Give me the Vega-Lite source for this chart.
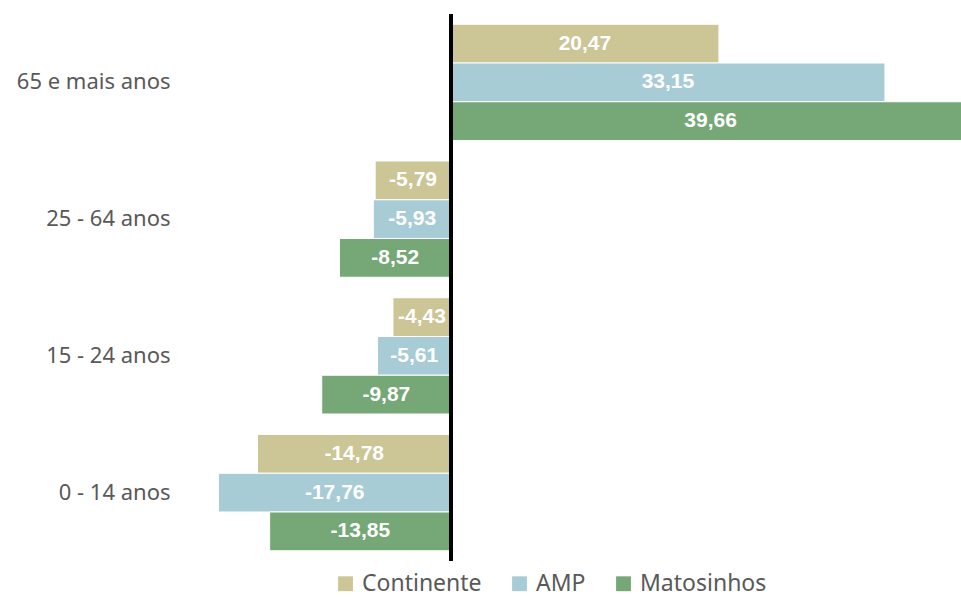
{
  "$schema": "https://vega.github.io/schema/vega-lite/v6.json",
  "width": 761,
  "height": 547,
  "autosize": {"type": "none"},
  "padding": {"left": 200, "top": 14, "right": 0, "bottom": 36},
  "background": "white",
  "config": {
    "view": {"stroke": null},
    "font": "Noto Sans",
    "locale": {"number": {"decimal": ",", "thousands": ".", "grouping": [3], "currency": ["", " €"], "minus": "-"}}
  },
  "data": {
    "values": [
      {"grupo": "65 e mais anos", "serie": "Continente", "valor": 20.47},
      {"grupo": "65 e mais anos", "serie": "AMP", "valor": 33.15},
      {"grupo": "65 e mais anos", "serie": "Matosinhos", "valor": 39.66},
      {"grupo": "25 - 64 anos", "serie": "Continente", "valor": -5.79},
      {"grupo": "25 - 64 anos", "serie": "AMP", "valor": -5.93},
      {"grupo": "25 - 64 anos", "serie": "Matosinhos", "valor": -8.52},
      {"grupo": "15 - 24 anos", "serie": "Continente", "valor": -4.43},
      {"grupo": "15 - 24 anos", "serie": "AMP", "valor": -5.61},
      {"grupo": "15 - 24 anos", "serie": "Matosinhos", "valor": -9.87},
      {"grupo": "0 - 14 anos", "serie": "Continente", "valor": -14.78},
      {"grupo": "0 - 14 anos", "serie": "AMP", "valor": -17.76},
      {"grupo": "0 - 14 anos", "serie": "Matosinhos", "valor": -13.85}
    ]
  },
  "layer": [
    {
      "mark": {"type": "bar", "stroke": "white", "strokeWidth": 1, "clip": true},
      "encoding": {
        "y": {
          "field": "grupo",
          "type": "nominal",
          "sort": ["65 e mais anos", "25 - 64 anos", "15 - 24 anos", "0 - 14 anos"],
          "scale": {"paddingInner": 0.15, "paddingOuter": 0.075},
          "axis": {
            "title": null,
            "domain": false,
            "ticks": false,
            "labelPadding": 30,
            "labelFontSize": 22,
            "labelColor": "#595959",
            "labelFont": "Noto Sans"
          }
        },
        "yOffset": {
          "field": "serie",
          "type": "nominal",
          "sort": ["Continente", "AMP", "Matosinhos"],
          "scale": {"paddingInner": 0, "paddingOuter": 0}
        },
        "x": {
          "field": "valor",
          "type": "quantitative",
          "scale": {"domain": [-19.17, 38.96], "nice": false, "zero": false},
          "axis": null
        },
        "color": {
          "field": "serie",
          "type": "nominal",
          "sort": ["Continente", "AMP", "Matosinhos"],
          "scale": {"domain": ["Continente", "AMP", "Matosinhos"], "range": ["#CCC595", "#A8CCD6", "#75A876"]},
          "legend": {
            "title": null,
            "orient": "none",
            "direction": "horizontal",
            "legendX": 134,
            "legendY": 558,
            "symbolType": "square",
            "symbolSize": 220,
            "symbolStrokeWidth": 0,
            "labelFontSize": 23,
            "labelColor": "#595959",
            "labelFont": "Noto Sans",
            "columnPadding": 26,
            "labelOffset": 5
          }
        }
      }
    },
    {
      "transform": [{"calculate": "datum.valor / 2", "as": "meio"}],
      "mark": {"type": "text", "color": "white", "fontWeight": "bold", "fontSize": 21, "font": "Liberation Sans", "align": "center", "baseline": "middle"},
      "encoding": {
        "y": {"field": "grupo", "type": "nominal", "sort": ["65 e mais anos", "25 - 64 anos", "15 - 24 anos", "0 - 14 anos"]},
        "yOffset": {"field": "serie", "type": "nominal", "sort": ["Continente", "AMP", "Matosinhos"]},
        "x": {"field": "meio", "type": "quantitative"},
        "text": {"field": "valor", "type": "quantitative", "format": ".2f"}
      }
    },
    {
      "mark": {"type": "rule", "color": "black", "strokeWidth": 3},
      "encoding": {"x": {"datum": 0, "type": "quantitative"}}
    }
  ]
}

...

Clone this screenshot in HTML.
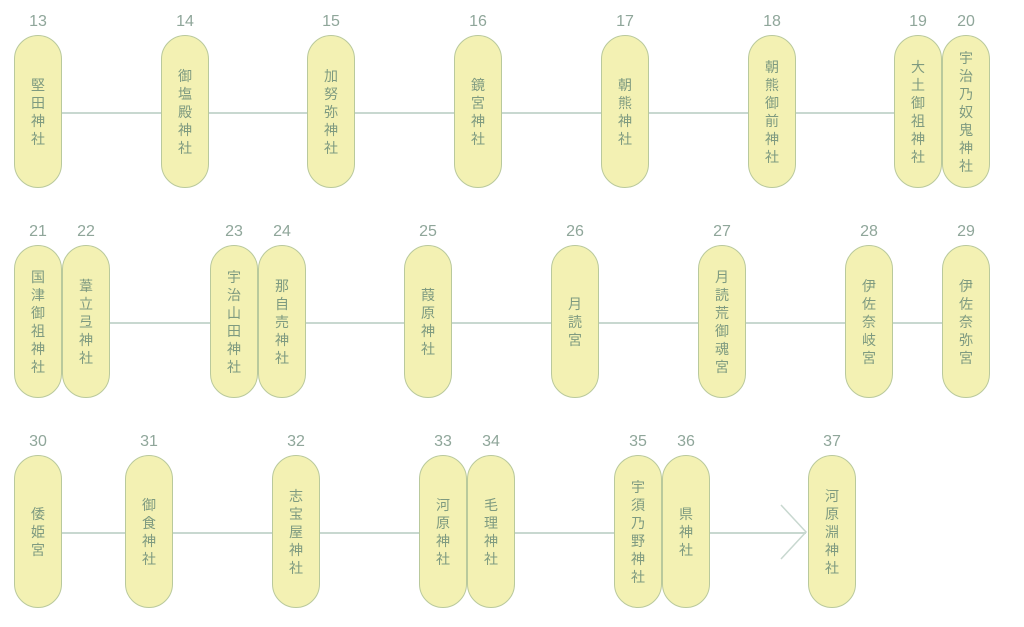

--

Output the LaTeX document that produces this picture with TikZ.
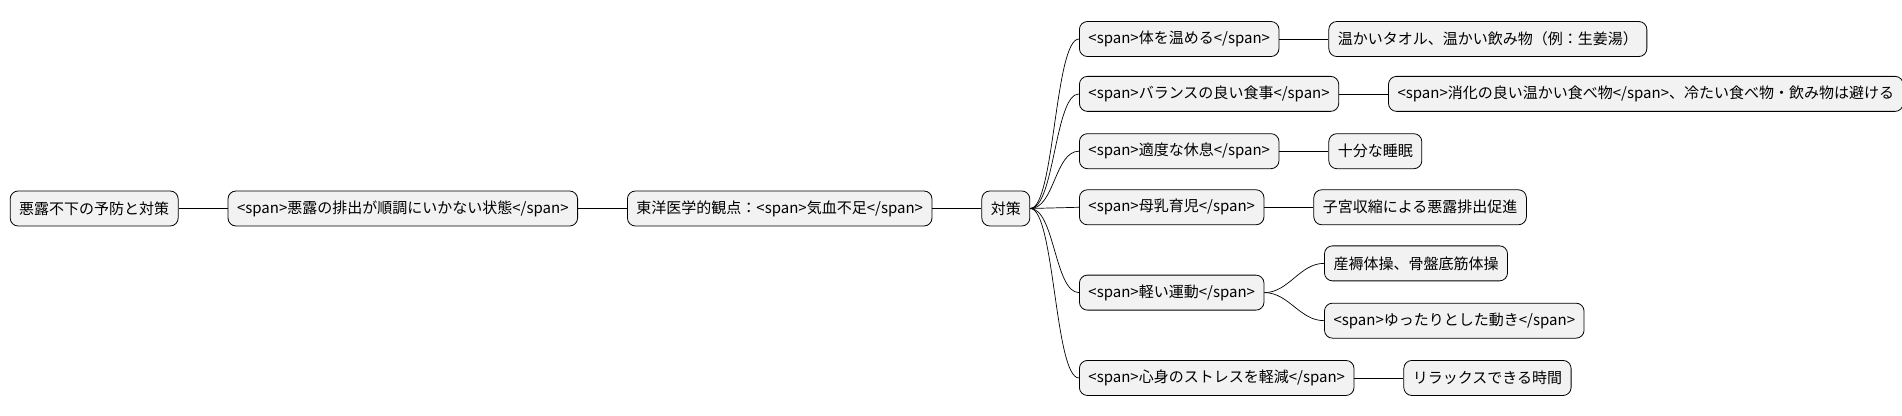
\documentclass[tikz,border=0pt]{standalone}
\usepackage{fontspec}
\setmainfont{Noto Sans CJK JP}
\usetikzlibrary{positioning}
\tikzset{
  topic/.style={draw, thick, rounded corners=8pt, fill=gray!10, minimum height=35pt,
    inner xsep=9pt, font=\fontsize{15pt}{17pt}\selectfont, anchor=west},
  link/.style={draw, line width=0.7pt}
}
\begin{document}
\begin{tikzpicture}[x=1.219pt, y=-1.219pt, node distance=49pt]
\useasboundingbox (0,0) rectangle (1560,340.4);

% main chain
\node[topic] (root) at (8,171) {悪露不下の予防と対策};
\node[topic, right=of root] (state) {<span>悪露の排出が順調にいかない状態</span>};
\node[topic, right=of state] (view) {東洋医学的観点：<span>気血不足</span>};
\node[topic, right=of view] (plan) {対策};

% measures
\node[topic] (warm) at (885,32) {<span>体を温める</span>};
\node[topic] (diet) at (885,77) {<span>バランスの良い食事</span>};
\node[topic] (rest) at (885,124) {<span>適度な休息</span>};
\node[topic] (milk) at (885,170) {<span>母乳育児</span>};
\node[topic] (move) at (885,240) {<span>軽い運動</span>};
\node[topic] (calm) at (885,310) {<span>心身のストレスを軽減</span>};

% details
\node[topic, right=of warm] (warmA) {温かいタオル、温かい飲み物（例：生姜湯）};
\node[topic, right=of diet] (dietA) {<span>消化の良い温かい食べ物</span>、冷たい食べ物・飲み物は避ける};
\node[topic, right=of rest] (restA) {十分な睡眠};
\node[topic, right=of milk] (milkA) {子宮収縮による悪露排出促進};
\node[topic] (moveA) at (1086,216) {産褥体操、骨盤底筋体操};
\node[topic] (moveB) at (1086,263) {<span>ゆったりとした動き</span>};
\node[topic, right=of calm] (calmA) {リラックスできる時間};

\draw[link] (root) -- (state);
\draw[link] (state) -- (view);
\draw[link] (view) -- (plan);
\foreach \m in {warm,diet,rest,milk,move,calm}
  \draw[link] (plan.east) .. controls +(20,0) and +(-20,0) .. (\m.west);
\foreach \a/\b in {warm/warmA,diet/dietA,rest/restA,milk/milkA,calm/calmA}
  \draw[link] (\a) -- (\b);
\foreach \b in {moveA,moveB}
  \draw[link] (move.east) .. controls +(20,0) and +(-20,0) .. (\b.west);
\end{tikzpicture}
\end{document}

To be done
Every line in the data that holds "this" should be copied out.

Full response
Give me the Vega-Lite source for this chart.
Clone this screenshot in HTML.
Output the LaTeX document that produces this picture with TikZ.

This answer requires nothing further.